Então há no purgatório alegrias e consolações? É possível que em meio de tanta dor, de tão horríveis suplícios como os da pena do dano e do fogo, haja ainda um raio de luz, uma alegria, uma consolação para as pobres almas?
Sim, porque o purgatório é a pátria da justiça rigorosa, mas o é também da infinita misericórdia de Deus. Já não é uma grande misericórdia Deus nos reservar um lugar de expiação além-túmulo? Purificar-nos misericordiosamente para nos tornarmos dignos de sua eterna Presença? Ó, sim, o purgatório é uma misericórdia de Nosso Senhor. E como todas as obras da divina misericórdia, há de ter a unção e a doçura da Eterna Bondade. Quanto nos apavora a Justiça divina naquelas chamas expiadoras e que terror para nossa alma saber o que nos espera depois desta vida! Todavia, console-nos a idéia de que há no purgatório consolações que excedem a todas que possamos ter nesta vida. É um tormento e uma felicidade sem par. Um mistério que nos será desvendado mais tarde. Alguns autores insistem muito no sofrimento do purgatório e nada falam das alegrias e consolações. É mister guardar um justo equilíbrio.
Nem transformar o purgatório num verdadeiro inferno, nem fazer dele o paraíso. É um lugar de expiação e de tormentos horríveis, não há dúvida, mas há nele a doce esperança da salvação, esperança acompanhada da certeza absoluta de um dia chegar à posse de Deus na Bem-aventurança. E isto não é uma felicidade sem par? Quando São Francisco de Assis soube que era um predestinado e viu garantida por revelação do céu a sua glória, teve uma alegria tão grande, que nenhuma linguagem humana o poderia traduzir. Que não será a alegria das pobres almas na certeza de serem predestinadas?
São Francisco de Sales, cuja doutrina é um bálsamo suavizante das almas, fala das alegrias e consolações do purgatório. Escreve o melífluo Doutor: “A maioria dos que temem o purgatório é muito mais por interesse e amor de si mesmos do que pelo interesse de Deus. E daí vem que falam ordinariamente só das penas daquele lugar e nunca falam da felicidade e da paz que desfrutam as almas que lá estão. É verdade que os tormentos são extremos, e as maiores e mais terríveis dores desta vida não se podem comparar a eles, mas também as satisfações interiores são tais e tantas, que nenhuma prosperidade nem alegria da terra existe que a elas se possam igualar.
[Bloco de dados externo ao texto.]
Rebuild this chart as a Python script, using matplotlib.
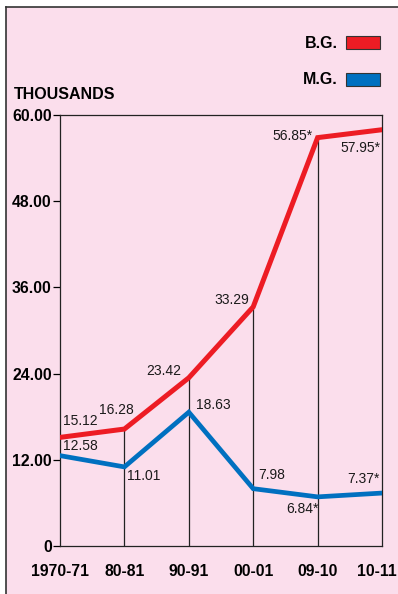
import matplotlib.pyplot as plt
from matplotlib.patches import Rectangle
from matplotlib.lines import Line2D
from matplotlib.transforms import ScaledTranslation

plt.rcParams['font.family'] = ['Liberation Sans', 'DejaVu Sans']

years = ['1970-71', '80-81', '90-91', '00-01', '09-10', '10-11']
bg = [15.12, 16.28, 23.42, 33.29, 56.85, 57.95]
mg = [12.58, 11.01, 18.63, 7.98, 6.84, 7.37]
bg_labels = ['15.12', '16.28', '23.42', '33.29', '56.85*', '57.95*']
mg_labels = ['12.58', '11.01', '18.63', '7.98', '6.84*', '7.37*']
yticks = [0, 12, 24, 36, 48, 60]
ytick_labels = ['0', '12.00', '24.00', '36.00', '48.00', '60.00']

pink = '#fbdeec'
red = '#ed1c24'
blue = '#0070c0'

W, H = 398, 594
fig = plt.figure(figsize=(W / 100, H / 100), dpi=100)
fig.patch.set_facecolor('white')

# pink panel with a rule on the left and top
fig.patches.append(Rectangle((6 / W, 0), 1, 1 - 7 / H, transform=fig.transFigure,
                             facecolor=pink, edgecolor='none', zorder=-5))
fig.lines.append(Line2D([6 / W, 6 / W], [0, 1 - 7 / H], transform=fig.transFigure,
                        color='#333333', lw=1.2, zorder=-4))
fig.lines.append(Line2D([6 / W, 1], [1 - 7 / H, 1 - 7 / H], transform=fig.transFigure,
                        color='#333333', lw=1.2, zorder=-4))

ax = fig.add_axes([60 / W, 48 / H, 322 / W, 431 / H])
ax.set_facecolor('none')
x = list(range(len(years)))

ax.vlines(x[1:-1], 0, bg[1:-1], color='#222222', lw=0.9, zorder=1)
ax.plot(x, bg, color=red, lw=3.6, solid_joinstyle='miter', zorder=3)
ax.plot(x, mg, color=blue, lw=3.4, solid_joinstyle='miter', zorder=3)

ax.set_xlim(0, 5)
ax.set_ylim(0, 60)
ax.set_xticks(x)
ax.set_xticklabels(years, fontsize=11.3, fontweight='bold')
ax.set_yticks(yticks)
ax.set_yticklabels(ytick_labels, fontsize=11.3, fontweight='bold')
ax.tick_params(axis='x', length=0, pad=13)
ax.tick_params(axis='y', length=5, width=0.9, pad=1)
for s in ax.spines.values():
    s.set_linewidth(0.9)
    s.set_color('#222222')

# last year label sits a little left so it stays on the page
last = ax.get_xticklabels()[-1]
last.set_transform(last.get_transform() + ScaledTranslation(-5 / 100, 0, fig.dpi_scale_trans))

# value labels
bg_off = [(3, 16, 'left'), (9, 19, 'right'), (-8, 7, 'right'), (-4, 7, 'right'),
          (-5, 2, 'right'), (-2, -18, 'right')]
mg_off = [(3, 10, 'left'), (3, -9, 'left'), (7, 7, 'left'), (5, 14, 'left'),
          (1, -12, 'right'), (-2, 14, 'right')]
for i in x:
    dx, dy, ha = bg_off[i]
    ax.annotate(bg_labels[i], (i, bg[i]), xytext=(dx, dy), textcoords='offset pixels',
                ha=ha, va='center', fontsize=10, color='#1a1a1a', annotation_clip=False)
    dx, dy, ha = mg_off[i]
    ax.annotate(mg_labels[i], (i, mg[i]), xytext=(dx, dy), textcoords='offset pixels',
                ha=ha, va='center', fontsize=10, color='#1a1a1a', annotation_clip=False)

fig.text(14 / W, 1 - 94 / H, 'THOUSANDS', fontsize=11.5, fontweight='bold',
         ha='left', va='center')

# legend keys
for label, color, yc in [('B.G.', red, 43), ('M.G.', blue, 80)]:
    fig.text(338 / W, 1 - yc / H, label, fontsize=11.5, fontweight='bold',
             ha='right', va='center')
    fig.patches.append(Rectangle((346 / W, 1 - (yc + 6) / H), 34 / W, 13 / H,
                                 transform=fig.transFigure, facecolor=color,
                                 edgecolor='#333333', lw=0.8))

fig.savefig('out.png', dpi=100)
Si é uma espécie de inferno quanto à dor, é um paraíso quanto à doçura que a caridade difunde no coração. Caridade mais forte do que a morte e mais poderosa do que o inferno. Feliz estado mais desejável que temível, pois suas chamas são chamas de amor e de caridade. Terríveis penas, sim, pois elas retardam a hora da visão de Deus, e de amar a Deus e louvá-lo e glorificá-lo por toda eternidade”[1].
Eis aí o tormento e a alegria das almas do purgatório.